Either way, when Santa Tom appeared, the magic began. Sitting on a bench next to a tree, next to a fireplace, he looked perfect. Okay, there were dart boards and a poster for $5 Hazy Hero drafts, too. But still.
This Krispie Creme Kringle told his best, kid-friendly dad jokes. He teased that he wasn’t sure if the crayons were crayons or firecrackers. He asked a girl who wanted an iPad if she meant an eye patch like a pirate would wear.
Bucky the Elf kept his mouth shut about his feud with the Elf on the Shelf. Two girls showed up with their skinny elves in glass jars. Their mom explained that elves on shelves can’t be touched by kids or they lose their magic.
Nobody told Santa to make their kids cry, which allegedly is a thing now, for the photos that result.
Friends stopped by with their kids and grandkids. Christmas music played in the background. Holiday movies ran silently on the televisions.
All the scene needed to be complete was a light coating of snow outside. Come to think of it, no on the snow. It was nice just the way it was. Relaxing even, which we all need more of this time of year.
“We had a lot of fun, too,” Jamie Legner Mueller said.
The reviews on Facebook were pretty good.
Irish raconteur/entrepreneur/traveller Shay Clark called his eats the “Best Irish American Breakfast in the Fox Valley, presented by Jonathan Paul (Chef J Paul). Well done Jon.”
AH said, “Rosie’s Santa was very much the superior Santa, I gotta say, as we’re going about the suburbs ranking them.”
TM noted her daughter has been shy around Santa but “finally met a Santa she approves of!”
Full disclosure. I happen to know these three people.
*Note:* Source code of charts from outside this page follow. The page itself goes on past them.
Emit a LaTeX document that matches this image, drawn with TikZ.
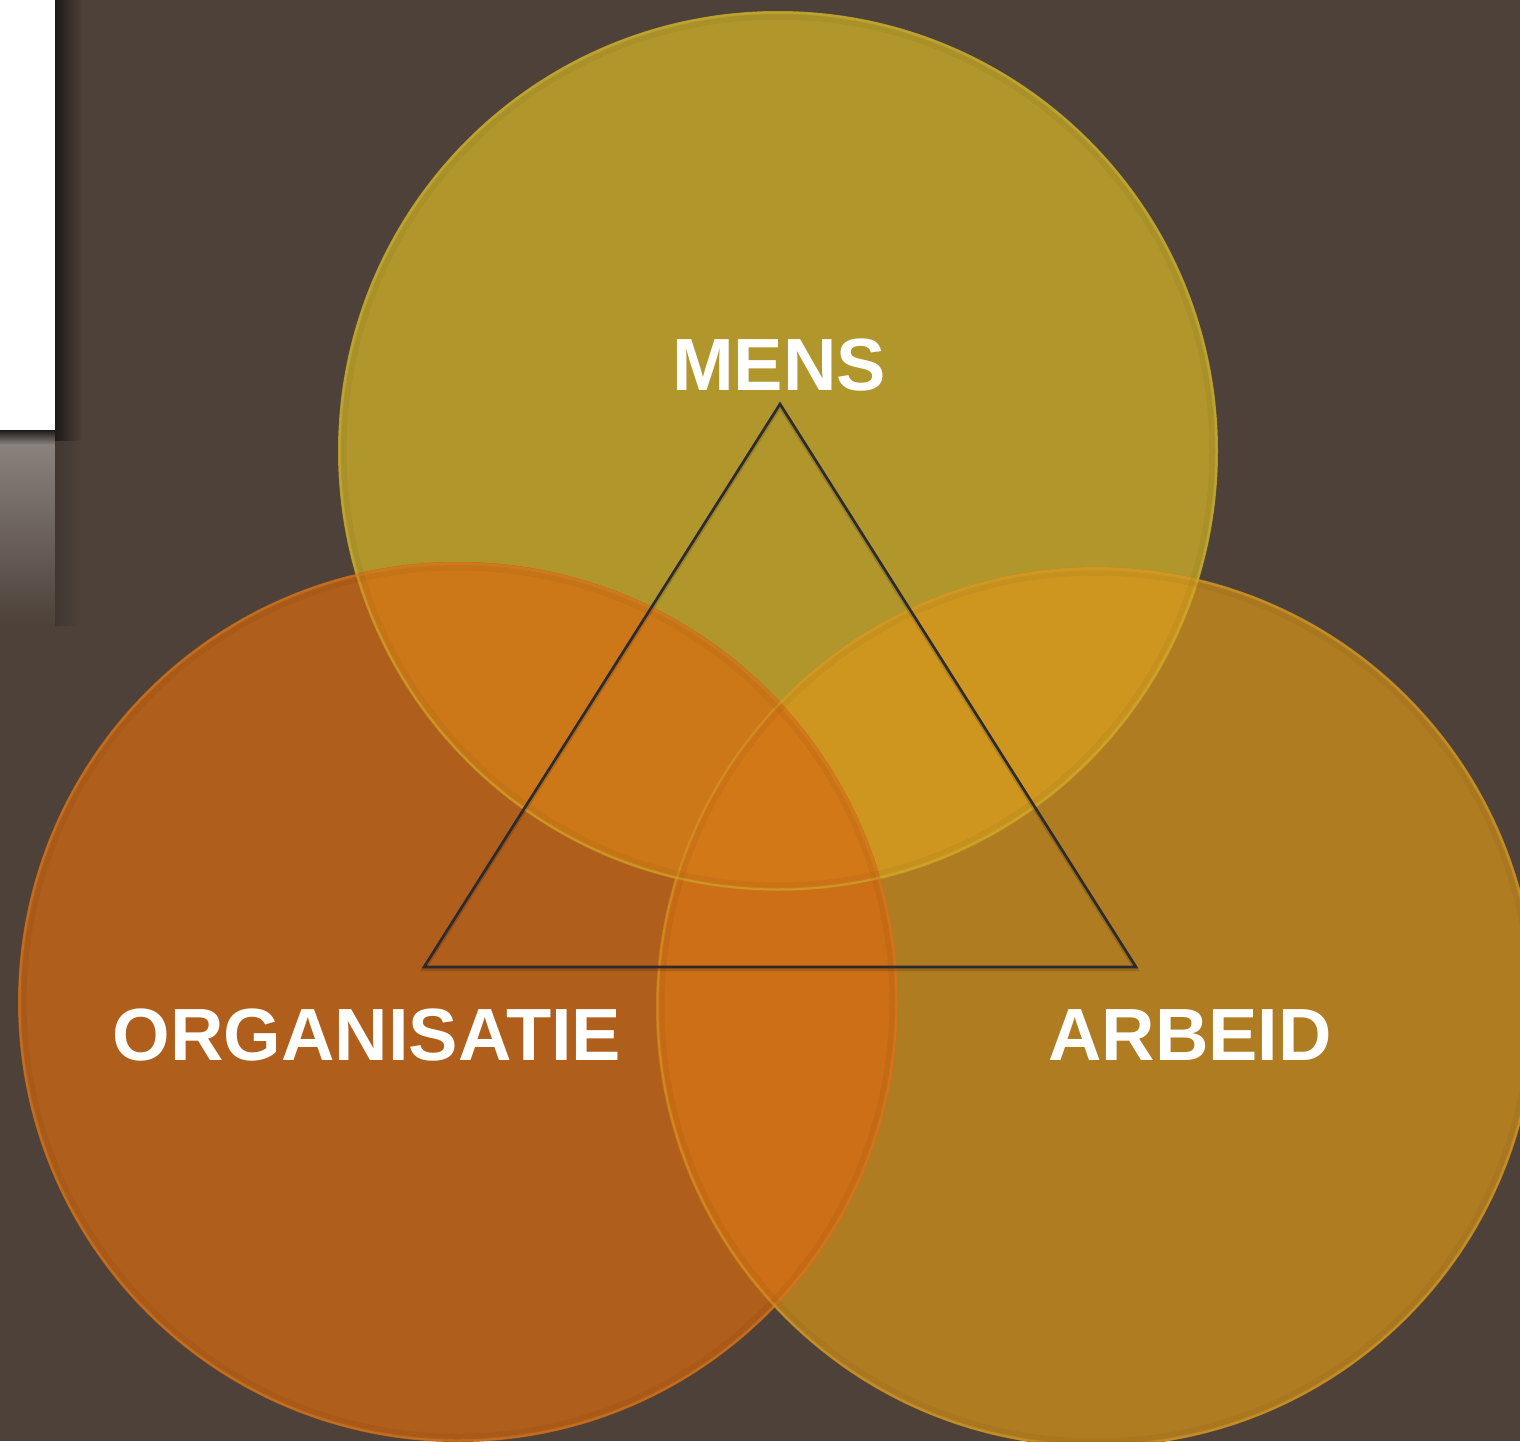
\documentclass[tikz,border=0pt]{standalone}
\usepackage{fontspec}
\setmainfont{Liberation Sans}
\definecolor{bg}{HTML}{4D4139}
\definecolor{ctop}{HTML}{B1962B}
\definecolor{cleft}{HTML}{B05E1B}
\definecolor{cright}{HTML}{B07C22}
\definecolor{ctl}{HTML}{CC7818}
\definecolor{ctr}{HTML}{CE961F}
\definecolor{clr}{HTML}{CD6F16}
\definecolor{call}{HTML}{D27817}
\definecolor{rimtop}{HTML}{C4AE34}
\definecolor{rimleft}{HTML}{D07A22}
\definecolor{rimright}{HTML}{D09A2A}
\definecolor{tri}{HTML}{2B2A2E}
\definecolor{gry}{HTML}{8C8480}
\definecolor{shd}{HTML}{1E1A17}
\tikzset{
  lbl/.style={text=white, font=\bfseries\fontsize{74}{80}\selectfont, inner sep=0pt, anchor=base},
  rim/.style={line width=2pt},
  triline/.style={draw=tri, line width=2.6pt, line join=miter},
}
\begin{document}
\begin{tikzpicture}[x=1pt,y=-1pt]
\useasboundingbox (0,0) rectangle (1520,1441);
\fill[bg] (0,0) rectangle (1520,1441);
% side panel
\shade[top color=gry, bottom color=bg] (0,438) rectangle (55,625);
\shade[top color=shd, bottom color=gry] (0,430) rectangle (55,445);
\shade[left color=bg!85!black, right color=bg] (55,440) rectangle (80,625);
\shade[left color=shd, right color=bg] (55,0) rectangle (82,440);
\fill[white] (0,0) rectangle (55,430);
% circles
\coordinate (cT) at (778,451);
\coordinate (cL) at (458,1002);
\coordinate (cR) at (1096,1007);
\def\rr{440}
\fill[ctop] (cT) circle (\rr);
\fill[cleft] (cL) circle (\rr);
\fill[cright] (cR) circle (\rr);
% overlaps
\begin{scope}
  \clip (cT) circle (\rr);
  \fill[ctl] (cL) circle (\rr);
  \fill[ctr] (cR) circle (\rr);
\end{scope}
\begin{scope}
  \clip (cL) circle (\rr);
  \fill[clr] (cR) circle (\rr);
\end{scope}
\begin{scope}
  \clip (cL) circle (\rr);
  \clip (cR) circle (\rr);
  \fill[call] (cT) circle (\rr);
\end{scope}
% rims
\draw[rim, draw=rimtop, opacity=0.6] (cT) circle (\rr-1.5);
\draw[rim, draw=rimleft, opacity=0.6] (cL) circle (\rr-1.5);
\draw[rim, draw=rimright, opacity=0.6] (cR) circle (\rr-1.5);
\draw[line width=5pt, draw=black, opacity=0.04] (cT) circle (\rr-6);
\draw[line width=5pt, draw=black, opacity=0.04] (cL) circle (\rr-6);
\draw[line width=5pt, draw=black, opacity=0.04] (cR) circle (\rr-6);
% triangle
\coordinate (tA) at (780,404);
\coordinate (tB) at (424,967);
\coordinate (tC) at (1136,967);
\draw[triline, draw=black, opacity=0.15, line width=4pt] ([yshift=-2pt]tA) -- ([yshift=-2pt]tC) -- ([yshift=-2pt]tB) -- cycle;
\draw[triline] (tA) -- (tC) -- (tB) -- cycle;
% labels
\node[lbl] (mens) at (779,390) {MENS};
\node[lbl] (org) at (367,1060) {ORGANISATIE};
\node[lbl] (arb) at (1190,1060) {ARBEID};
\end{tikzpicture}
\end{document}
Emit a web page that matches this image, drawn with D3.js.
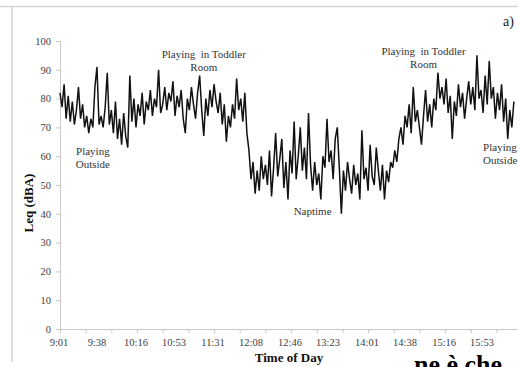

But there was no quid pro quo involved in getting them to say positive things. I have nothing to quo about.
Tom and I waited until Sunday afternoon to celebrate our seemingly successful Santa day. For that, we headed to McGaffer’s Saloon in Forest Park to attend Mike Houlihan’s Annual Fundraiser for Hibernian Transmedia, The Hibernian Hooligan Ball.
I wore a Yule-be-styling jacket, paired with my elf hat and a pink golf shirt. Why pink? Why not, especially since it was the third Sunday of Advent. At Santa’s request, I shaved my attempt at a beard down to a goatee for the weekend. I looked like an extra from a Christmas episode of Breaking Bad, Sons of Anarchy or Ozark.
The event spilled out from the pub into two tents. The tent with the band was a tad on the cold side. We braved frostbite to hear the Larkin & Moran Brothers, then the Irish trad fusion group, St. Stephen’s Green, featuring singer Liz Vee.
We stuck around until the end, catching a few Roses of Tralee, some of the Murphy Roche Irish Music Club as well as the comedy stylings of Pat Chase and Bridget McGuire. Everybody sang Happy Birthday to Houli.
Still in Papa Noel mode, next Tom wanted to try a new cajun place in Oak Park. It opened in a spot that once held an Irish bar. Since it didn’t look busy, and it was Sunday, after all, Tom decided to pass.
Instead, we headed back to Rosie’s, where Sunday is industry night for local bar and restaurant workers. Or it means there can be a taco bar. One or more of those.
Since Tom and I both hold Basset certification cards, I guess we’re industrial. And we like Mexican food.
Before we finished our first pints of Guinness topped with Christmas cookies, a rather large tipsy guy ambled in. I thought he might be the son Santa never mentions in public.
A happy drinker, our Big & Tall shop buddy bought a round of shots for the bar and hugged everybody in sight. I heard him exclaim as he drove out of sight, “Happy Christmas to all, and to all a good night.”
Actually, the maudlin mirth-maker rode off with his designated driver, whom he called Rerun. Praise Jesus for this own personal Uber.
Either way, it was very Christmas. And time for Tom and me to head to our respective homes.